Me acordaba de aquellos reporteros cuando leía hace poco en este periódico el relato de Antonio Jiménez Barca sobre los cuatro días que pasó viajando con un camionero por las carreteras de media Europa, ejerciendo una tarea de contar vidas en la cual las distinciones en el fondo clasistas sobre periodismo y literatura se vuelven superfluas: literatura es contar el mundo con el máximo grado posible de verdad, unas veces a través de la ficción y otras ateniéndose a los hechos desnudos. La perduración sorprendente de los antiguos cronistas que nunca tuvieron tiempo de considerarse escritores se parece a la de esos extraordinarios fotógrafos a los que nadie llamó artistas porque mostraban su trabajo en las páginas de diarios y de revistas semanales y no en las salas blancas de las galerías, ni en el papel reluciente de los catálogos: pero ahora sabemos, como no se cansó de repetir durante muchos años Publio López Mondéjar, que las fotos de actualidad de Alfonso o de Santos Yubero poseen una calidad estética que no distrae de su valor testimonial, sino que lo fortalece.

Yo creo que a los que escribimos en el periódico como invitados literarios nos viene bien una actitud respetuosa de colaboradores en un espacio común, más que de dudosas estrellas solistas haciendo exhibición de su virtuosismo o de sus contorsiones de acrobacia verbal. La prosa del periódico, como la de la vida diaria, está hecha para contar cosas que interesen a ser posible a mucha gente, o que al menos no excluyan de antemano a nadie sugiriendo claves o guiños que solo unos cuantos entendidos pueden compartir, o utilizando jergas de pedantería y de opacidad académica. La prosa del periódico es una variante del lenguaje de la democracia, que sirve para que las personas se entiendan entre sí, y para que puedan definir con la mayor precisión similitudes y diferencias, zonas amplias de acuerdo y otras igual de necesarias de diatriba, de crítica, de denuncia, de indagación solitaria. La prueba de que la prosa no es una dedicación especializada, sino una facultad común, está en que una gran parte de la mejor prosa que conocemos no la han hecho escritores literarios: la prosa de Charles Darwin, que era un naturalista; la de Rachel Carson o Lynn Margulis, que eran biólogas; la del joven Primo Levi, que era químico cuando escribió Si esto es un hombre; la prosa extraordinaria de las memorias de Ingmar Bergman; la de Oliver Sacks, que no dejó nunca de ser un neurocientífico.

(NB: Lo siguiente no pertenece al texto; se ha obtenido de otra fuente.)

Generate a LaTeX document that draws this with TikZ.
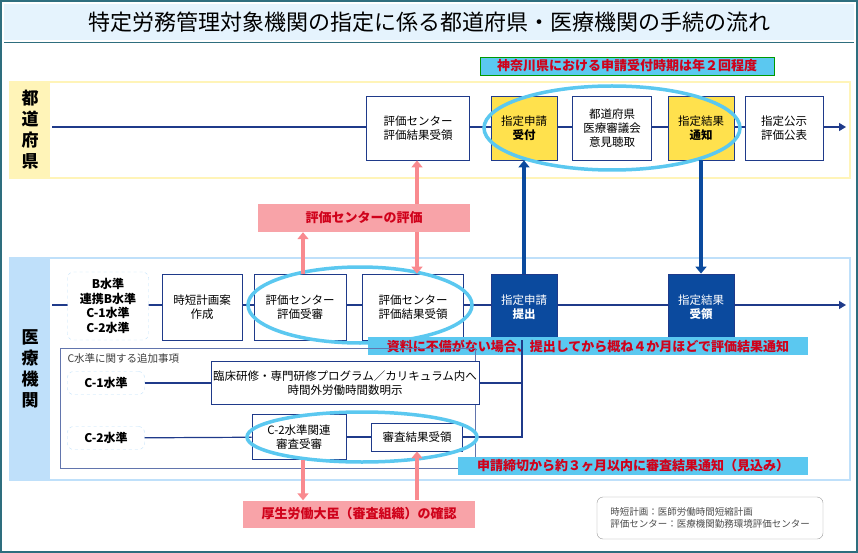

Una prosa de periódico que acabo de descubrir es la de Natalia Ginzburg. Ese bibliotecario benévolo y sorprendente que es el azar me ha puesto entre las manos un volumen de sus colaboraciones con La Stampa de Turín entre diciembre de 1968 y octubre de 1970, Mai devi domandarmi. Son artículos largos, de una extensión ahora tristemente abolida, en torno a las 2.000 palabras, que permite ir paso a paso al grano y también dejarse llevar hasta cierto punto por la propia corriente de la reflexión, sin la prisa por llegar en línea recta a conclusiones fulminantes. No se puede decir que Natalia Ginzburg escriba crónica, y menos todavía columnas de opinión ceñidas a una actualidad tan apremiante como la de Italia en aquellos tiempos, entre los torbellinos del 68, el comienzo de la criminalidad terrorista en la que tan bien se conjuntaron, como suele ser su costumbre, la extrema derecha y la extrema izquierda. El tono de la escritura se parece más bien al de un diario que se fija en lo cotidiano y se desliza con naturalidad hacia la rememoración del pasado. Pero la mirada de Ginzburg es voluble y nunca egocéntrica, contemporánea pero también desapegada de un presente en el que al cumplir años ha empezado a no reconocerse. Parece que escribe, como Montaigne, de lo primero que se le pasa por la cabeza, sin preocuparse de encontrar una “percha” con la que asegurarse la relevancia prestada de lo actual. Escribe de cine, de ópera, de novelas, de obras de teatro, de su infancia, de las amigas que tuvo en el instituto, de Estados Unidos, de la fe religiosa o la ausencia de ella, de un desconocido con patillas y bigotes blancos que la rondaba cuando salía de la escuela, del psicoanálisis, de la crítica literaria, de su desgana y su distracción en los viajes, de la llegada a la vejez, de los comentarios desdeñosos que le hacen sus hijos cuando les da algo suyo a leer. Escribe como hablándole a un interlocutor al que la uniera una confianza respetuosa, en la que cabe la confesión de la propia fragilidad y hasta la burla de sí misma, a un amigo o a una amiga que es reciente y ya parece de toda la vida. Describiendo la prosa de otro escritor, Ginzburg retrata exactamente la suya: “… una prosa tranquila, clara, austera y paciente. Una prosa invisible como el agua o el vidrio”. Es la clase de prosa respirable que seduce a alguien al abrir un periódico en 1970, y que se mantiene igual de limpia y de viva 50 años después.